#### Set task
Reproduce the listing below in full and without alteration, apart from its pictures.

┌──

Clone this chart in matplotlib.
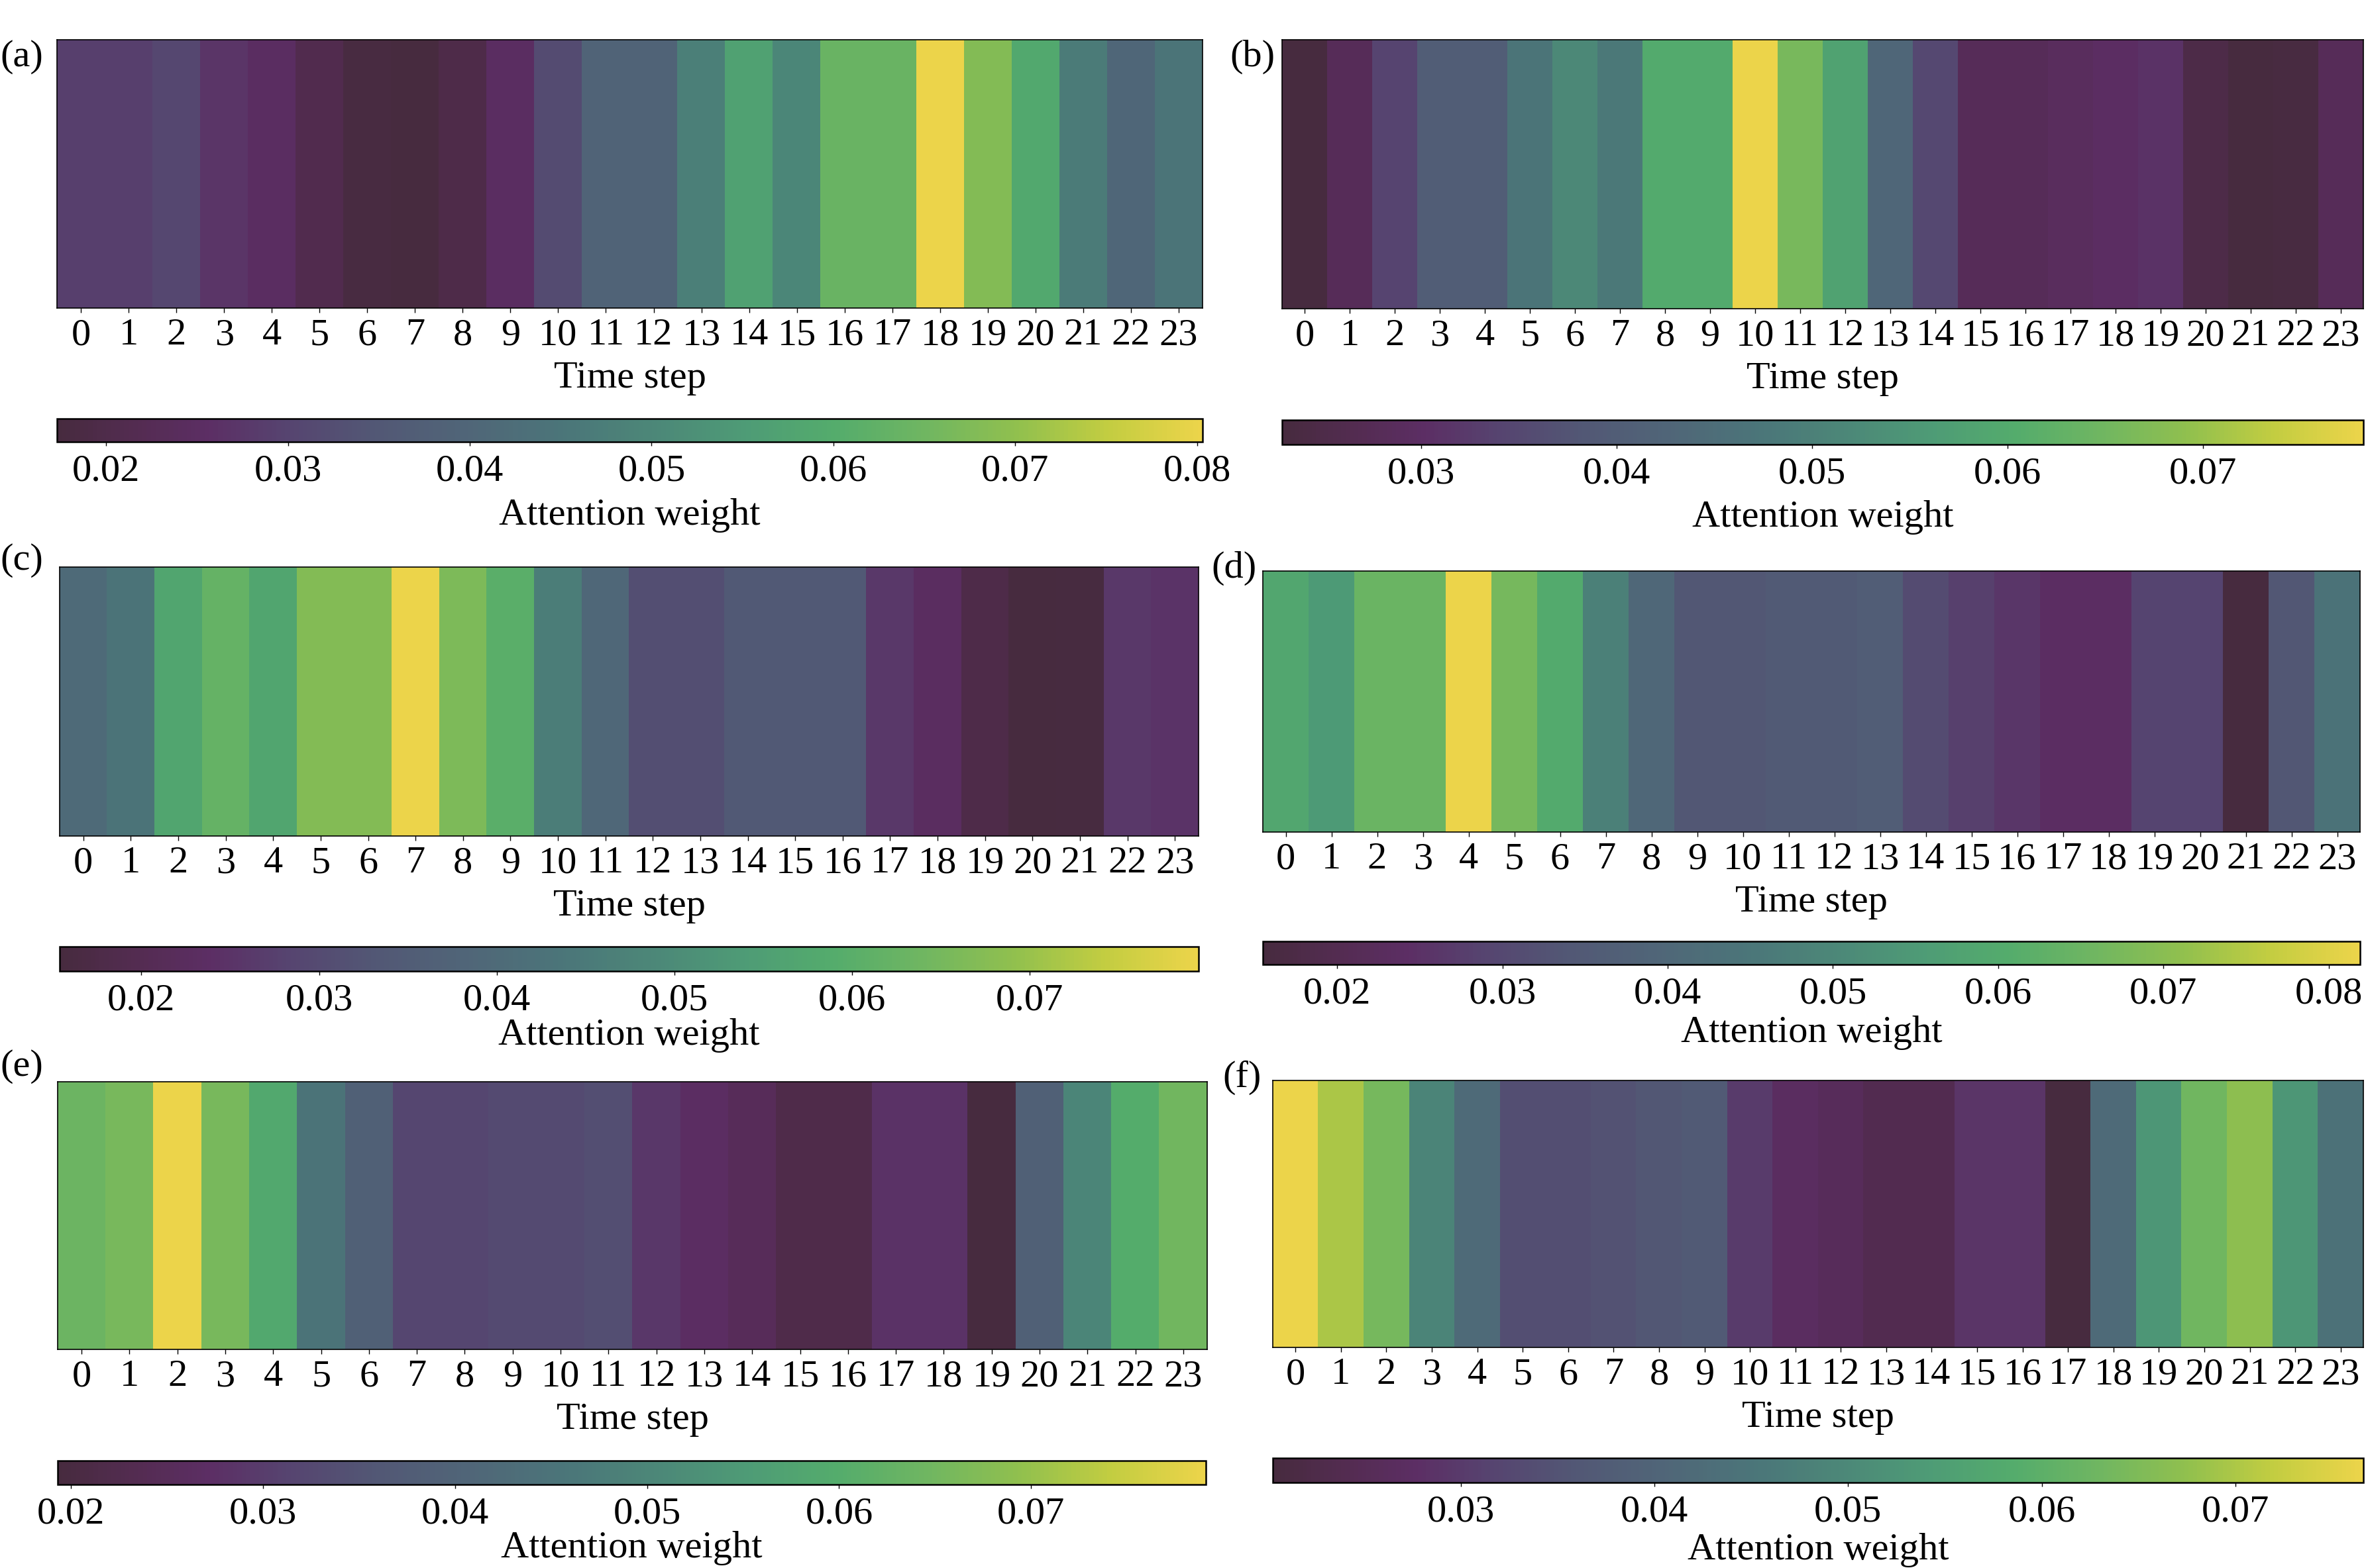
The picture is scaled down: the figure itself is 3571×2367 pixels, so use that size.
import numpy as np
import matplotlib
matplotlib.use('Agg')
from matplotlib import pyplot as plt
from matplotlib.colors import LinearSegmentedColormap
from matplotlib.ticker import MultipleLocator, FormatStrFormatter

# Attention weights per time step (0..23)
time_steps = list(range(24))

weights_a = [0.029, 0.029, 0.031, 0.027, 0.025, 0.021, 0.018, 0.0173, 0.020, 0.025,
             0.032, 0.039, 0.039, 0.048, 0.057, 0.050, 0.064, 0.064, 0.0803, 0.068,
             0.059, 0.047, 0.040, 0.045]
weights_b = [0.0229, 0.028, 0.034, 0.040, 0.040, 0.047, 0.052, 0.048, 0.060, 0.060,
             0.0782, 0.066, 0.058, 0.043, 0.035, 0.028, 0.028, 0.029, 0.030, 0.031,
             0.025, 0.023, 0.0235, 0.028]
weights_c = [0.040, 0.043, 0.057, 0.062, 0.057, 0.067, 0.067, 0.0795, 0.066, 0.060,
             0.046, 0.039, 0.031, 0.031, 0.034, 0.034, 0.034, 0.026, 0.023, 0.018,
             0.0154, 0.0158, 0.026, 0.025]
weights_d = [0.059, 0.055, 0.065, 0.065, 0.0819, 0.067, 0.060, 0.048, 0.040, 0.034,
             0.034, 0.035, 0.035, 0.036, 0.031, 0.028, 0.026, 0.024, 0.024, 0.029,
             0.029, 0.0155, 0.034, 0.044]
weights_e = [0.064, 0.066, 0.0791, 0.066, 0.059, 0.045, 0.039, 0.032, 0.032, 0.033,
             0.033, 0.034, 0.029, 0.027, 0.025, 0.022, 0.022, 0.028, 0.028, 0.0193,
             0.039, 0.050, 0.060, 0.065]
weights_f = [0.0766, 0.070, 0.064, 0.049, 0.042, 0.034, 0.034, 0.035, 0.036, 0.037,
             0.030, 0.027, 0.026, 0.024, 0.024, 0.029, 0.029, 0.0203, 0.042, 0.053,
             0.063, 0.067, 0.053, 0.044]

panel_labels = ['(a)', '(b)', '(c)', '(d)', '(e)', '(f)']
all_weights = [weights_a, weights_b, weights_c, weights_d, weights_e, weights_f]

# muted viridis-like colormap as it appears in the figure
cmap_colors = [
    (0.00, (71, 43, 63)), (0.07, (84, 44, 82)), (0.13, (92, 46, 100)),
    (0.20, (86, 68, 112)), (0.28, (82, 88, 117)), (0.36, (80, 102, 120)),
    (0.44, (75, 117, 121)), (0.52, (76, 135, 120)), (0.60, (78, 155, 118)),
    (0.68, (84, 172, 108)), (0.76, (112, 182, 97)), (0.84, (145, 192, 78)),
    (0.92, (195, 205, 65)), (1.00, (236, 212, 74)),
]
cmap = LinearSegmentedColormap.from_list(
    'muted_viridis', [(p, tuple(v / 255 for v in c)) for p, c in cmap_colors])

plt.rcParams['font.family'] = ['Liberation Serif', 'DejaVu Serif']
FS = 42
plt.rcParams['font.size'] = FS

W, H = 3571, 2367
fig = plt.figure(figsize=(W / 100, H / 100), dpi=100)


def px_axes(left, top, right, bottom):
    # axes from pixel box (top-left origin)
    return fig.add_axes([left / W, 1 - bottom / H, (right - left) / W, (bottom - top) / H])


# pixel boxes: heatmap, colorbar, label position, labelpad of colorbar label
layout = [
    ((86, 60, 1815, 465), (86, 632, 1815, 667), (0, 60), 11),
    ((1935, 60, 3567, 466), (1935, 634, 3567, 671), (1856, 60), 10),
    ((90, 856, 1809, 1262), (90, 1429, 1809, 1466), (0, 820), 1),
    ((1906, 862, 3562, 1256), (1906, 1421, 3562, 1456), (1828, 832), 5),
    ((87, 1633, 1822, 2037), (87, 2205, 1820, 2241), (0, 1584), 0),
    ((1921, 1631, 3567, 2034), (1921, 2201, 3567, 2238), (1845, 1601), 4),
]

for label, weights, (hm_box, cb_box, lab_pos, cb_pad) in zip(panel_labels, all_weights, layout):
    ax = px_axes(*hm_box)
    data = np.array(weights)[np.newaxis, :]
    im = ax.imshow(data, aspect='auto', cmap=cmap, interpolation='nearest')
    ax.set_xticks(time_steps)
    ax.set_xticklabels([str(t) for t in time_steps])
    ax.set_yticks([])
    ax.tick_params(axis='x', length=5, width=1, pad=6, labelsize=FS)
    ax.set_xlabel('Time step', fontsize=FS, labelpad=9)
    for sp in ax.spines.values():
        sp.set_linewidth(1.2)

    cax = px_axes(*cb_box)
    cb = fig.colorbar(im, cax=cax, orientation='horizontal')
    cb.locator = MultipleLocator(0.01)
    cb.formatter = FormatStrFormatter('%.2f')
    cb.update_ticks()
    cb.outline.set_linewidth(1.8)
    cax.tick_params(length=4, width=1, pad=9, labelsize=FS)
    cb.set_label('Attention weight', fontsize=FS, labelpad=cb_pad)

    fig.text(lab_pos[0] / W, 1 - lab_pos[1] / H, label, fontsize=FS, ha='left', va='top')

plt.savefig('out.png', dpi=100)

└──

#### Expected answer
Clone this chart in matplotlib.
The picture is scaled down: the figure itself is 3571×2367 pixels, so use that size.
import numpy as np
import matplotlib
matplotlib.use('Agg')
from matplotlib import pyplot as plt
from matplotlib.colors import LinearSegmentedColormap
from matplotlib.ticker import MultipleLocator, FormatStrFormatter

# Attention weights per time step (0..23)
time_steps = list(range(24))

weights_a = [0.029, 0.029, 0.031, 0.027, 0.025, 0.021, 0.018, 0.0173, 0.020, 0.025,
             0.032, 0.039, 0.039, 0.048, 0.057, 0.050, 0.064, 0.064, 0.0803, 0.068,
             0.059, 0.047, 0.040, 0.045]
weights_b = [0.0229, 0.028, 0.034, 0.040, 0.040, 0.047, 0.052, 0.048, 0.060, 0.060,
             0.0782, 0.066, 0.058, 0.043, 0.035, 0.028, 0.028, 0.029, 0.030, 0.031,
             0.025, 0.023, 0.0235, 0.028]
weights_c = [0.040, 0.043, 0.057, 0.062, 0.057, 0.067, 0.067, 0.0795, 0.066, 0.060,
             0.046, 0.039, 0.031, 0.031, 0.034, 0.034, 0.034, 0.026, 0.023, 0.018,
             0.0154, 0.0158, 0.026, 0.025]
weights_d = [0.059, 0.055, 0.065, 0.065, 0.0819, 0.067, 0.060, 0.048, 0.040, 0.034,
             0.034, 0.035, 0.035, 0.036, 0.031, 0.028, 0.026, 0.024, 0.024, 0.029,
             0.029, 0.0155, 0.034, 0.044]
weights_e = [0.064, 0.066, 0.0791, 0.066, 0.059, 0.045, 0.039, 0.032, 0.032, 0.033,
             0.033, 0.034, 0.029, 0.027, 0.025, 0.022, 0.022, 0.028, 0.028, 0.0193,
             0.039, 0.050, 0.060, 0.065]
weights_f = [0.0766, 0.070, 0.064, 0.049, 0.042, 0.034, 0.034, 0.035, 0.036, 0.037,
             0.030, 0.027, 0.026, 0.024, 0.024, 0.029, 0.029, 0.0203, 0.042, 0.053,
             0.063, 0.067, 0.053, 0.044]

panel_labels = ['(a)', '(b)', '(c)', '(d)', '(e)', '(f)']
all_weights = [weights_a, weights_b, weights_c, weights_d, weights_e, weights_f]

# muted viridis-like colormap as it appears in the figure
cmap_colors = [
    (0.00, (71, 43, 63)), (0.07, (84, 44, 82)), (0.13, (92, 46, 100)),
    (0.20, (86, 68, 112)), (0.28, (82, 88, 117)), (0.36, (80, 102, 120)),
    (0.44, (75, 117, 121)), (0.52, (76, 135, 120)), (0.60, (78, 155, 118)),
    (0.68, (84, 172, 108)), (0.76, (112, 182, 97)), (0.84, (145, 192, 78)),
    (0.92, (195, 205, 65)), (1.00, (236, 212, 74)),
]
cmap = LinearSegmentedColormap.from_list(
    'muted_viridis', [(p, tuple(v / 255 for v in c)) for p, c in cmap_colors])

plt.rcParams['font.family'] = ['Liberation Serif', 'DejaVu Serif']
FS = 42
plt.rcParams['font.size'] = FS

W, H = 3571, 2367
fig = plt.figure(figsize=(W / 100, H / 100), dpi=100)


def px_axes(left, top, right, bottom):
    # axes from pixel box (top-left origin)
    return fig.add_axes([left / W, 1 - bottom / H, (right - left) / W, (bottom - top) / H])


# pixel boxes: heatmap, colorbar, label position, labelpad of colorbar label
layout = [
    ((86, 60, 1815, 465), (86, 632, 1815, 667), (0, 60), 11),
    ((1935, 60, 3567, 466), (1935, 634, 3567, 671), (1856, 60), 10),
    ((90, 856, 1809, 1262), (90, 1429, 1809, 1466), (0, 820), 1),
    ((1906, 862, 3562, 1256), (1906, 1421, 3562, 1456), (1828, 832), 5),
    ((87, 1633, 1822, 2037), (87, 2205, 1820, 2241), (0, 1584), 0),
    ((1921, 1631, 3567, 2034), (1921, 2201, 3567, 2238), (1845, 1601), 4),
]

for label, weights, (hm_box, cb_box, lab_pos, cb_pad) in zip(panel_labels, all_weights, layout):
    ax = px_axes(*hm_box)
    data = np.array(weights)[np.newaxis, :]
    im = ax.imshow(data, aspect='auto', cmap=cmap, interpolation='nearest')
    ax.set_xticks(time_steps)
    ax.set_xticklabels([str(t) for t in time_steps])
    ax.set_yticks([])
    ax.tick_params(axis='x', length=5, width=1, pad=6, labelsize=FS)
    ax.set_xlabel('Time step', fontsize=FS, labelpad=9)
    for sp in ax.spines.values():
        sp.set_linewidth(1.2)

    cax = px_axes(*cb_box)
    cb = fig.colorbar(im, cax=cax, orientation='horizontal')
    cb.locator = MultipleLocator(0.01)
    cb.formatter = FormatStrFormatter('%.2f')
    cb.update_ticks()
    cb.outline.set_linewidth(1.8)
    cax.tick_params(length=4, width=1, pad=9, labelsize=FS)
    cb.set_label('Attention weight', fontsize=FS, labelpad=cb_pad)

    fig.text(lab_pos[0] / W, 1 - lab_pos[1] / H, label, fontsize=FS, ha='left', va='top')

plt.savefig('out.png', dpi=100)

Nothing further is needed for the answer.